Muy tempranamente, Samuel Beckett se interesó en la obra de Proust y, en especial, en los temas del tiempo, la memoria y la costumbre. Por eso, en 1931 dio a conocer un ensayo donde revisitaba En busca del tiempo perdido, anticipando de paso una radiografía de sus propios intereses futuros como escritor.
› Por Sebastián Basualdo
Tenía apenas veinticinco años Samuel Beckett cuando, a través de Nancy Cunard, supo que la editorial Chatto & Windus estaba interesada en publicar un ensayo sobre Marcel Proust. El texto surgió con toda la fuerza que tiene una respuesta callada durante mucho tiempo: corría el año 1931, hacía nueve que el autor de En busca del tiempo perdido había fallecido y André Gide ya personificaba la imagen del curioso editor a quien se le escapa una obra maestra de entre las manos.
Influenciado por sus lecturas de Schopenhauer, el ensayo se abre como un abanico partiendo de la transformación que sufre el hombre en relación con una tríada conformada por el Tiempo, la Memoria y la Costumbre a lo largo de su vida. El tiempo, al igual que ese río que fluye para Heráclito, convierte al individuo en el escenario de un proceso constante de trasvase: las leyes de la memoria dependen de las leyes más generales de la costumbre; por eso las imágenes que escoge son tan arbitrarias como las que escoge la imaginación y estarían igual de alejadas de la realidad. “No existe gran diferencia, afirma Proust, entre el recuerdo de un sueño y el recuerdo de una realidad.” El autor de Esperando a Godot enfrenta los conceptos de memoria voluntaria e involuntaria para desarrollar el leitmotiv que nuclea el arte compositivo de Proust como experiencia mística. “La memoria involuntaria, no obstante, es una maga díscola que no admite presiones. Es ella quien escoge la hora y el lugar en que habrá de suceder el milagro. Ignoro cuántas veces se produce este milagro en Proust. Creo que en doce o trece ocasiones. Pero el primero –el famoso episodio de la magdalena mojada en té– justificaría ya de por sí la afirmación de que todo el libro es un monumento a la memoria involuntaria y a la epopeya de su acción.” Y en esa acción se encuentran los tópicos universales que progresivamente irán poblando el Paraíso Perdido que le permiten a Beckett plantear que, lejos de recobrarse, el tiempo sufre una aniquilación. De esta manera, En busca del tiempo perdido no traduciría entonces la imperante necesidad de recobrar el pasado, sino de instalar la conciencia en esa atemporalidad utópica que se llama eternidad. “Pero si esta experiencia mística comunica una esencia extratemporal, de ello se deriva que quien es objeto de la comunicación es momentáneamente un ser extratemporal. En consecuencia, la solución proustiana consiste en la negación del Tiempo y de la Muerte. Así las cosas, ahora, en la exaltación de su eternidad breve, después de salir de la oscuridad del tiempo y de la costumbre y de la pasión, él comprende la necesidad del arte.”
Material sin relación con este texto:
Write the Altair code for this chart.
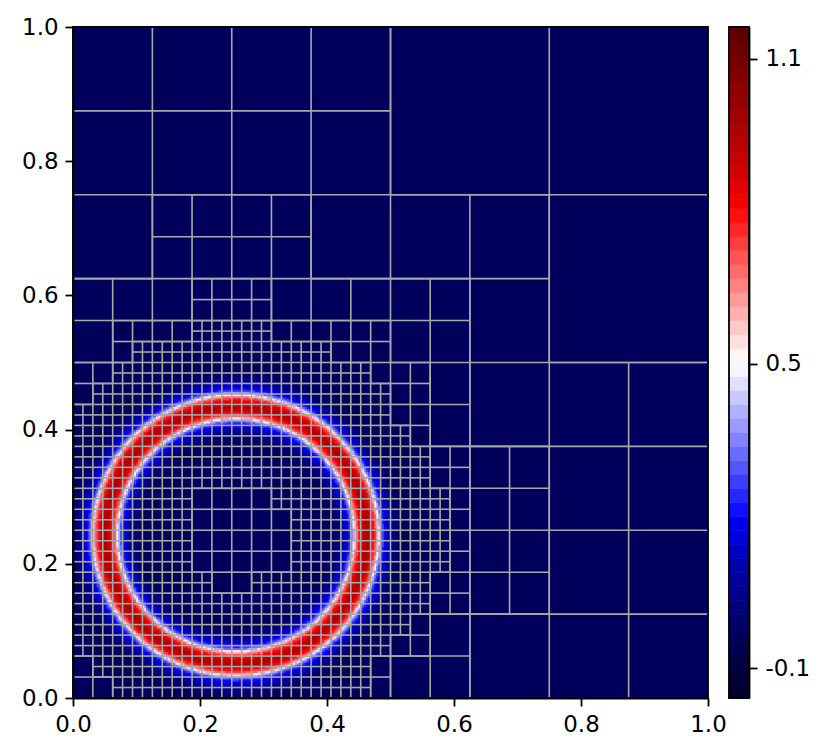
import altair as alt
import numpy as np
import pandas as pd

alt.data_transformers.disable_max_rows()

# refinement level of each 1/32 x 1/32 block, top row (y near 1) first
level_rows = [
    "33333333333333332222222222222222",
    "33333333333333332222222222222222",
    "33333333333333332222222222222222",
    "33333333333333332222222222222222",
    "33333333333333332222222222222222",
    "33333333333333332222222222222222",
    "33333333333333332222222222222222",
    "33333333333333332222222222222222",
    "33334444444433333333333322222222",
    "33334444444433333333333322222222",
    "33334444444433333333333322222222",
    "33334444444433333333333322222222",
    "44444455554444444444333322222222",
    "44444455554444444444333322222222",
    "44555566665555554444333322222222",
    "44566666666665554444333322222222",
    "55666666666666655544333333333333",
    "56666666666666665544333333333333",
    "66666666666666665544333333333333",
    "66666666666666666544333333333333",
    "66666666666666666655444433333333",
    "66666666666666666655444433333333",
    "66666655556666666665444433333333",
    "66666655555666666665444433333333",
    "66666655555666666665444433333333",
    "66666655555666666665444433333333",
    "66666665566666666655444433333333",
    "66666666666666666655444433333333",
    "66666666666666666544333333333333",
    "66666666666666665544333333333333",
    "56666666666666654444333333333333",
    "55666666666666654444333333333333",
]

# colour bands of the bar, lowest first
band_colors = [
    "#00002e", "#000038", "#000042", "#00004e", "#00005c", "#00006c", "#00007c", "#00008c",
    "#00009c", "#0000ac", "#0000c4", "#0000dc", "#0000f0", "#0f0fff", "#2626ff", "#3d3dff",
    "#5555ff", "#6b6bff", "#8383ff", "#9a9aff", "#b0b0ff", "#c9c9ff", "#dfdfff", "#f5f5ff",
    "#fff5f5", "#ffdfdf", "#ffc9c9", "#ffb0b0", "#ff9a9a", "#ff8383", "#ff6b6b", "#ff5555",
    "#ff3d3d", "#ff2626", "#ff0f0f", "#f50000", "#e30000", "#d30000", "#c80000", "#bc0000",
    "#b00000", "#a40000", "#980000", "#8c0000", "#800000", "#740000", "#6a0000", "#600000",
]
bar_min, bar_max = -0.159, 1.163
bar_ticks = [-0.1, 0.5, 1.1]
axis_ticks = [0.0, 0.2, 0.4, 0.6, 0.8, 1.0]

# ring: field value by distance from its centre
ring_center = (0.257, 0.243)
ring_squash = 0.93
ring_radius_start = 0.1415
ring_radius_step = 0.002
ring_value = [-0.03, -0.02, -0.01, 0.00, 0.02, 0.04, 0.06, 0.08, 0.10, 0.12,
              0.15, 0.18, 0.22, 0.27, 0.33, 0.41, 0.50, 0.60, 0.68, 0.74,
              0.79, 0.83, 0.87, 0.91, 0.94,
              0.96,
              0.94, 0.91, 0.87, 0.83, 0.79, 0.74, 0.68, 0.60, 0.50, 0.41,
              0.33, 0.27, 0.22, 0.18, 0.15, 0.12, 0.10, 0.08, 0.06, 0.04,
              0.02, 0.00, -0.01, -0.02, -0.03]
background_value = -0.03

PLOT_W, PLOT_H = 635, 671
FONT = "DejaVu Sans"
FS = 22.9

edges = list(np.linspace(bar_min, bar_max, len(band_colors) + 1))
color_scale = alt.Scale(type="threshold", domain=edges[1:-1], range=band_colors)

# field cells
cells = [dict(a=0, b=1, c=0, d=1, v=background_value)]
n = 320
for i in range(n):
    for j in range(n):
        xc, yc = (i + 0.5) / n, (j + 0.5) / n
        r = np.hypot((xc - ring_center[0]) * ring_squash, yc - ring_center[1])
        k = int(round((r - ring_radius_start) / ring_radius_step))
        if 0 <= k < len(ring_value):
            cells.append(dict(a=i / n, b=(i + 1) / n, c=j / n, d=(j + 1) / n, v=ring_value[k]))
field_df = pd.DataFrame(cells).round(5)

# mesh edges
segs = set()
for row_i, row in enumerate(level_rows):
    r = 31 - row_i
    for c, ch in enumerate(row):
        lev = int(ch)
        if lev == 6:
            boxes = [((c * 2 + a) / 64, (r * 2 + b) / 64, 1 / 64) for a in (0, 1) for b in (0, 1)]
        else:
            size = 2 ** (5 - lev)
            boxes = [((c // size) * size / 32, (r // size) * size / 32, size / 32)]
        for x, y, s in boxes:
            segs.add((x, y, x + s, y))
            segs.add((x, y + s, x + s, y + s))
            segs.add((x, y, x, y + s))
            segs.add((x + s, y, x + s, y + s))
segs = [s for s in segs if not (s[0] == s[2] and s[0] in (0, 1)) and not (s[1] == s[3] and s[1] in (0, 1))]
seg_df = pd.DataFrame(segs, columns=["x1", "y1", "x2", "y2"])

x_scale = alt.Scale(domain=[0, 1], nice=False, zero=False)
y_scale = alt.Scale(domain=[0, 1], nice=False, zero=False)
axis_style = dict(
    values=axis_ticks, format=".1f", title=None, grid=False, tickSize=8, tickWidth=1.8, tickColor="black",
    domainColor="black", domainWidth=1.8, labelColor="black", labelFont=FONT, labelFontSize=FS, labelPadding=7,
    zindex=1, labelFlush=False, labelOverlap=False,
)

field = alt.Chart(field_df).mark_rect(strokeWidth=0.6).encode(
    x=alt.X("a:Q", scale=x_scale, axis=alt.Axis(**axis_style)),
    x2="b:Q",
    y=alt.Y("c:Q", scale=y_scale, axis=alt.Axis(**axis_style)),
    y2="d:Q",
    color=alt.Color("v:Q", scale=color_scale, legend=None),
    stroke=alt.Color("v:Q", scale=color_scale, legend=None),
)
mesh = alt.Chart(seg_df).mark_rule(color="#a8a8a8", strokeWidth=1.6).encode(
    x=alt.X("x1:Q", scale=x_scale), x2="x2:Q",
    y=alt.Y("y1:Q", scale=y_scale), y2="y2:Q",
)
frame_df = pd.DataFrame({"a": [0], "b": [1], "c": [0], "d": [1]})
frame = alt.Chart(frame_df).mark_rect(filled=False, stroke="black", strokeWidth=1.8).encode(
    x=alt.X("a:Q", scale=x_scale), x2="b:Q",
    y=alt.Y("c:Q", scale=y_scale), y2="d:Q",
)
main = alt.layer(field, mesh, frame).properties(width=PLOT_W, height=PLOT_H)

bar_df = pd.DataFrame({"lo": edges[:-1], "hi": edges[1:]})
bar_df["mid"] = (bar_df.lo + bar_df.hi) / 2
bar_scale = alt.Scale(domain=[bar_min, bar_max], nice=False, zero=False)
bar_axis = dict(axis_style)
bar_axis.update(
    values=bar_ticks, orient="right", labelPadding=8,
    labelExpr="datum.value < 0 ? '-' + format(-datum.value, '.1f') : format(datum.value, '.1f')",
)
bar = alt.Chart(bar_df).mark_rect(strokeWidth=0.7).encode(
    y=alt.Y("lo:Q", scale=bar_scale, axis=alt.Axis(**bar_axis)),
    y2="hi:Q",
    color=alt.Color("mid:Q", scale=color_scale, legend=None),
    stroke=alt.Color("mid:Q", scale=color_scale, legend=None),
)
bar_frame = alt.Chart(pd.DataFrame({"lo": [bar_min], "hi": [bar_max]})).mark_rect(
    filled=False, stroke="black", strokeWidth=1.8
).encode(y=alt.Y("lo:Q", scale=bar_scale), y2="hi:Q")
colorbar = alt.layer(bar, bar_frame).properties(width=20, height=PLOT_H)

chart = alt.hconcat(main, colorbar, spacing=21, bounds="flush").resolve_scale(color="independent", y="independent", x="independent").properties(
    padding={"left": 13, "top": 7, "right": 0, "bottom": 0}
).configure_view(stroke=None).configure(background="white")

chart.save("out.html", embed_options={"renderer": "svg", "actions": False})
Siguiendo esta línea de pensamiento, Beckett nos recuerda el desprecio de Proust por los realistas y naturalistas “que rinden culto al detritus de la experiencia, satisfechos de transcribir la superficie” y discute abiertamente la tesis –muy en boga por entonces– del profesor alemán Robert Curtius, que aplicaba los conceptos de perspectivismo y del relativismo positivo como opuestos al relativismo negativo de finales del siglo XIX. “Creo que la expresión relativismo positivo es un oxímoron, estoy casi seguro de que no puede aplicarse a Proust y sé que ha salido del laboratorio de Heidelberg.” En contraste, Samuel Beckett pone de relevancia la veta romántica del escritor francés, lo define como impresionista y despliega una interesante opinión sobre los lugares de encuentro que hay entre los personajes de Proust y Dostoievski. “No trata de rehuir las implicaciones de su arte tal y como le han sido reveladas. Escribirá igual que ha vivido: en el Tiempo.”
Sumergido en un arrebato pasional como corresponde a todo joven escritor que se reconoce en sus hermanos espirituales, pero por sobre todas las cosas afianzado ya a esa prosa deslumbrante que lo convertirá en uno de los escritores más notables del siglo veinte, el ensayo sobre Proust de Samuel Beckett se adelanta y deja su impronta en la mayoría de los temas que con los años van a ocupar los textos críticos y las monografías universitarias. El libro cierra con tres diálogos que el autor irlandés mantuvo en 1949 con el crítico de arte Georges Duthuit a propósito de tres pintores, donde pone de manifiesto una interesante y controvertida concepción sobre el lugar que tiene la expresión en el arte.